A human rights group says Kenya wildlife rangers are allegedly executing suspected elephant poachers to cover-up their collusion with the criminals.
Ben Curtis / The Associated Press
A human rights group says Kenya wildlife rangers are allegedly executing suspected elephant poachers to cover-up their collusion with the criminals.

They were being exposed to the experience and professional techniques utilized by Trent's forensic laboratory, a world leader in animal DNA forensics. For the past several decades the laboratory has been assisting in the tracking of illegal poachers. The trip to Peterborough by the Kenyan team was meant to bring them up to speed on the techniques and interpretation of DNA forensics use, part of a $2-million "emergency" fund, courtesy of the Canadian taxpayer.

Mr. Otiende plans to build a comprehensive African elephant DNA database to enable his new laboratory to trace ivories showing up anywhere in the world to an elephant carcass discovered in the Congo. His Canadian trip represented a headstart in acquiring the skills needed to extract DNA, analyze samples and thus accustom themselves to the science it will take to track rhino horn and elephant ivory, and prosecute the poachers, where feasible.

AP Photo/Rebecca Blackwell
AP Photo/Rebecca Blackwell   A baby hippo bobs next to its mother in a Kenyan Game Reserve. An Ontario lab is helping the nation tackle poachers.

It has been estimated that one hundred thousand African elephants were slaughtered between 2011 to 2014 to satisfy the illegal trade in ivory. Ivory is viewed as a status symbol in Asia, a precious element that declares the owner has taste and the money to fund that aesthetic appreciation for the finer things in life; ivory that once was an integral part of a majestic living creature transformed into an object of material beauty.

And then there are the animal parts viewed as vital ingredients in traditional Asian medicines. Where the Vietnamese believe that rhino horn is a cure for cancer, and horns sell on the black market for $100,000 per kg. Often enough, impoverished African farmers succumb to the allure of trapping animals for their ivory or viscera to earn money far in excess of what they are able to earn as simple farmers.

And nor do employees of the Kenyan Wildlife Service earn great salaries. Some conservation officers among them have been accused of collusion with poachers. Last year a scandal erupted where eighteen suspected poachers had disappeared in the space of three years, close by Kenya's Tsavo National Park. The Park is a wildlife sanctuary that once held 25,000 elephants, but in the decades since, only 11,000 remain.

Of the 18 poachers missing, eight were seen last in the custody of Kenya Wildlife Service officers.

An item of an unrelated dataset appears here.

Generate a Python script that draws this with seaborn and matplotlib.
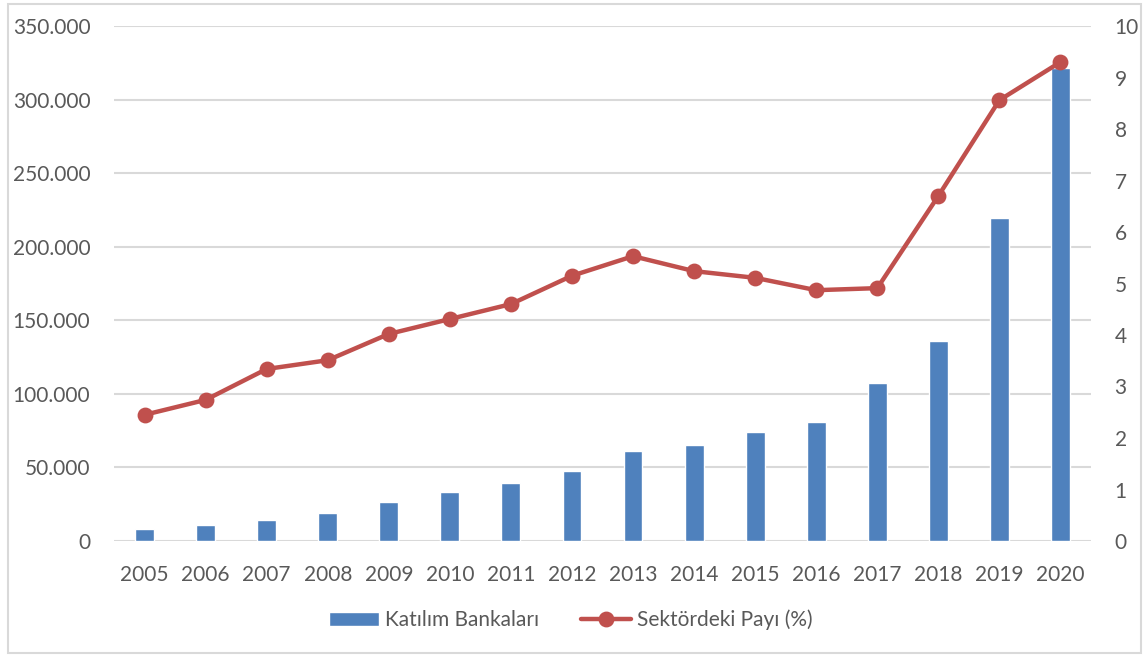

Those eight were eventually found in nearby forests, their bodies ravaged by animals. The remaining ten, according to witnesses, were shot dead by rangers, in a bid to cover up their collusion with the poachers.

Richard Leakey, of the famed Leakey family of archaeological anthropologists whose discoveries of early humanoid fossils in Kenya made history -- himself a founding chairman of the Kenya Wildlife Service -- said in 2014 when the scandal arose, that it is his belief that extrajudicial killing does take place by officers in the Kenya Wildlife Service "from time to time". Poachers are mostly Muslim of Somali origin, he pointed out.

And it is entirely feasible that some Kenyans employed in the Kenya Wildlife Service could very well be resentful and suspicious of Somalis because Somali jihadists representing Al Shabab have been mounting deadly atrocious attacks in Kenya. "Sadly, the extrajudicial killing is all too common in the uniformed services", Mr. Leakey stated.